The underground tubers of Water Ribbons (Triglochin procera) are still a popular food in Aboriginal communities throughout Australia.
Silver Banksia (Banksia marginata) flowers were soaked in wooden bowls to make a sweet drink.
The young leaves of Pigface (Carpobrotus spp.) were eaten raw or sometimes cooked with meat. The red fruits were also eaten.
The hard wood of the wattle Blackwood (Acacia melanoxylon), was prized for spear throwers and sheilds. Its bark was heated and soaked in water for bathing rheumatic joints. The strong inner most fibres of the bark were woven into string for fishing lines.
A hard waterproof resin can be collected from the base of Grass trees (Xanthorrhoea spp.) without damaging the plant. Softened by heating, it was used to fasten axe heads and spear points and for many other purposes.
Located down a signposted turn-off from the Princes Highway between Lakes Entrance and Nowa Nowa, the Reserve is situated adjacent to land belonging to Lake Tyers Aboriginal Trust.
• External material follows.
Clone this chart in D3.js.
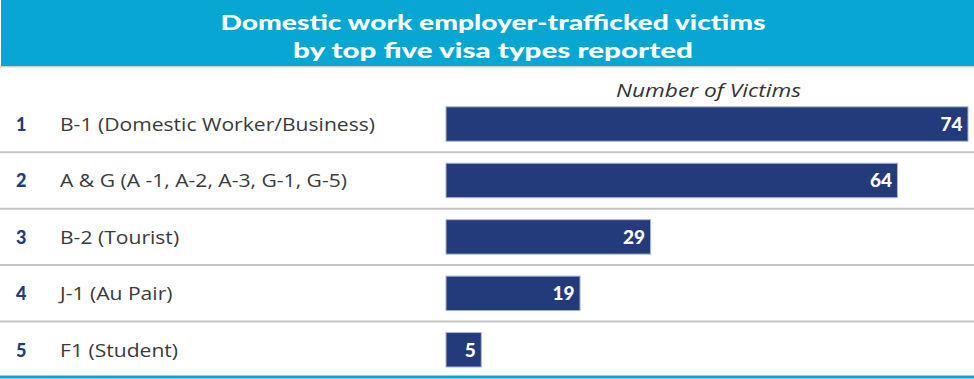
<!DOCTYPE html>
<html><head><meta charset="utf-8">
<script src="https://cdn.jsdelivr.net/npm/d3@7"></script>
<style>body{margin:0;background:#fff}svg{display:block}</style>
</head><body>
<svg id="c" width="974" height="379"></svg>
<script>
const titleLines = ["Domestic work employer-trafficked victims", "by top five visa types reported"];
const ranks = ["1", "2", "3", "4", "5"];
const categories = ["B-1 (Domestic Worker/Business)", "A & G (A -1, A-2, A-3, G-1, G-5)", "B-2 (Tourist)", "J-1 (Au Pair)", "F1 (Student)"];
const values = [74, 64, 29, 19, 5];
const axisTitle = "Number of Victims";

const W = 974, H = 379;
const svg = d3.select("#c");
const navy = "#243b7b", blue = "#07a6d3";

// header
svg.append("rect").attr("x", 1).attr("y", 0).attr("width", W - 1).attr("height", 66).attr("fill", blue);
svg.append("rect").attr("x", 0).attr("y", 66).attr("width", W).attr("height", 1.5).attr("fill", "#d0d0d0");
const tl = [{t: titleLines[0], y: 30, len: 545}, {t: titleLines[1], y: 57.5, len: 400}];
svg.selectAll("text.title").data(tl).join("text").attr("class", "title")
  .attr("x", 493).attr("y", d => d.y).attr("text-anchor", "middle")
  .attr("font-family", "Lato, sans-serif").attr("font-weight", 900).attr("font-size", 21.5)
  .attr("fill", "#fff").attr("textLength", d => d.len).attr("lengthAdjust", "spacingAndGlyphs")
  .text(d => d.t);

const x = d3.scaleLinear().domain([0, 74]).range([446, 968]);
const y = d3.scaleBand().domain(categories).range([95.8, 378]).paddingInner(0.39).paddingOuter(0.195);
const step = y.step();

// axis title
const at = svg.append("text").attr("x", 616).attr("y", 97)
  .attr("font-family", "'Open Sans', sans-serif").attr("font-style", "italic").attr("font-size", 17.5)
  .attr("fill", "#333").text(axisTitle);
at.attr("textLength", 185).attr("lengthAdjust", "spacingAndGlyphs");

// separators
const sepY = d => y(d) + y.bandwidth() + step * 0.195;
svg.selectAll("line.sep").data(categories.slice(0, 4)).join("line").attr("class", "sep")
  .attr("x1", 0).attr("x2", W).attr("y1", sepY).attr("y2", sepY)
  .attr("stroke", "#c4c4c4").attr("stroke-width", 2);
svg.append("line").attr("x1", 0).attr("x2", W)
  .attr("y1", sepY(categories[4]) - 1).attr("y2", sepY(categories[4]) - 1)
  .attr("stroke", blue).attr("stroke-width", 3);

// bars
svg.selectAll("rect.bar").data(values).join("rect").attr("class", "bar")
  .attr("x", x(0)).attr("y", (d, i) => y(categories[i]))
  .attr("width", d => x(d) - x(0)).attr("height", y.bandwidth())
  .attr("fill", navy).attr("stroke", "#aab3d0").attr("stroke-width", 1);

// value labels
svg.selectAll("text.val").data(values).join("text").attr("class", "val")
  .attr("x", d => x(d) - 5.5).attr("y", (d, i) => y(categories[i]) + y.bandwidth() / 2 + 7)
  .attr("text-anchor", "end").attr("font-family", "Lato, sans-serif").attr("font-weight", 900)
  .attr("font-size", 19).attr("fill", "#fff").text(d => d);

// ranks
svg.selectAll("text.rank").data(ranks).join("text").attr("class", "rank")
  .attr("x", 16).attr("y", (d, i) => y(categories[i]) + y.bandwidth() / 2 + 6.8)
  .attr("font-family", "Lato, sans-serif").attr("font-weight", 900).attr("font-size", 18)
  .attr("fill", navy).text(d => d);

// category labels
const cats = svg.selectAll("text.cat").data(categories).join("text").attr("class", "cat")
  .attr("x", 60).attr("y", d => y(d) + y.bandwidth() / 2 + 6.8)
  .attr("font-family", "'Open Sans', sans-serif").attr("font-weight", 400).attr("font-size", 18.5)
  .attr("fill", "#3a3a3a").text(d => d);
const w0 = svg.select("text.cat").node().getComputedTextLength();
const k = 315 / w0;
cats.each(function () {
  const w = this.getComputedTextLength();
  d3.select(this).attr("textLength", (w * k).toFixed(2)).attr("lengthAdjust", "spacingAndGlyphs");
});
</script>
</body></html>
A display centre on site provides information about Lake Tyers.
First successful Aboriginal Land Rights claim in Australia's history.
On 24th July 1971 the Victorian Government handed the title deeds for Lake Tyers Aboriginal reserve over to a committee of community representatives and Lake Tyers Aboriginal Trust was formed. This was the first successful Aboriginal Land Rights claim in Australia's history.
Please treat all sites along the trail with respect and care to ensure they are preserved for future generations.